My “religion” is intellectual shamanism — a form of atheism, since I believe that religious experiences occur only in the brain.

Intellectual shamanism maintains that we should try to do without the scaffolding of civilization as much as possible. This is by no means because civilization is evil. To the contrary — but one should not rely on systems of support because there are nearly always hidden power interests that would “assist” you at the cost of your subjectivity.

Intellectual shamanism upholds one’s subjectivity as a pearl beyond price. Lose that and one loses one’s meaning. It is too easy to lose aspects of one’s subjectivity through contemporary pharmaceuticals, through submission to authorities, religious and secular, and through playing safe.

One must meet one’s fears, including fear of death, to be free from unseen binds. The recovery of oneself through facing one’s worst fears involves the ecstasy of shamanistic healing.

The decline of psychological depth

There are different levels of meaning in holy books — some of which are quite esoteric. Contemporary culture, including intellectual culture, appears to have taken a very philistine turn, whereby everything that is written down must necessarily be taken in its most literal sense. Therefore you get entirely stupid interpretations, such as the one that my memoir is about “getting things wrong”. Sure it is, if you lack a sense of humor and are not prepared to take a fairly distant stance towards political correctness.

A lot of Jesus’ recommendations are thoroughly shamanistic, in that he elevates subjective experience and subjective knowledge over official, authoritarian or materialistic perspectives. That is the core of Christianity that is worth saving (the patriarchal stuff, not so much).

One absolutely has to be able to take things in a non-literal sense and sometimes in an ironic sense to be any kind of higher human being. Literalness is for those who are still struggling.

Nietzsche, for instance, interpreted literally, ends up being quite a boorish, misogynist pig with very little to say for himself. If you interpret “masculinity” to mean “males” and “femininity” to mean “women”, then we are left with a prescription for a very rigid social order, in which men go about and act heroically and women can’t figure out what they hell that means, because women are too base and uncomprehending to be able to figure out much of anything.

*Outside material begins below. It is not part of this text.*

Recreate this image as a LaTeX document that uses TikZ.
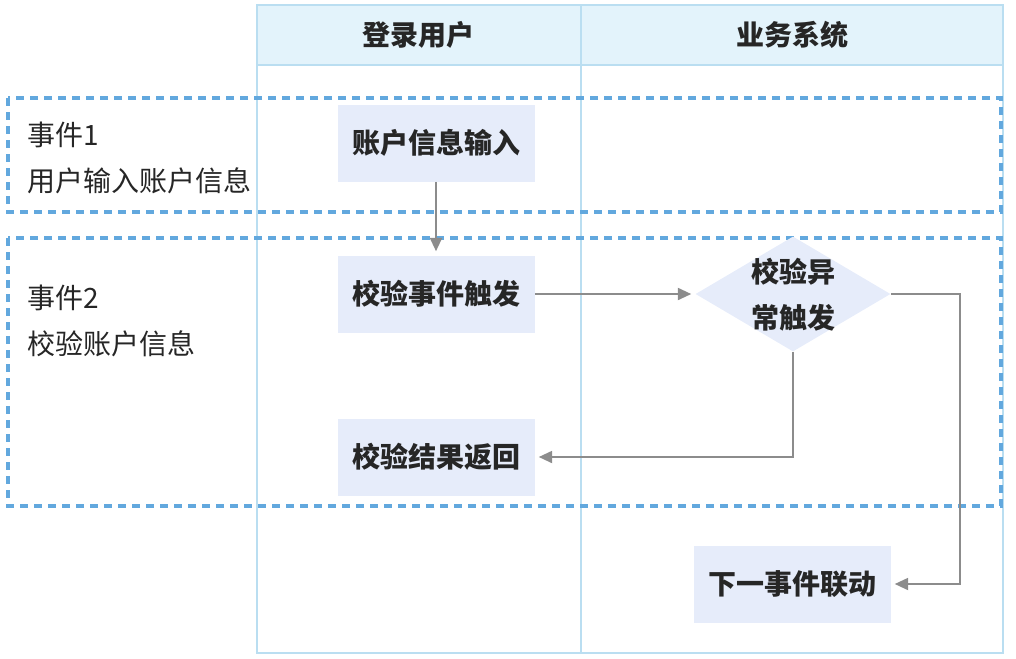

At the same time, there is an equal and opposite danger in not realizing that when religiously based politicians pronounce, “We are loving women best by restricting their freedoms,” they are quite literally being boorish and contemptuous of women’s intelligence, whilst using a religious veil to cover their ugly demeanor.
Perhaps the resort to literalness is a natural result of people feeling so often tricked. Dorpat says that one resorts to a very literal frame of mind when one senses a relationship has become abusive. One is no longer open enough with oneself or others to be able to dig deep from the psyche.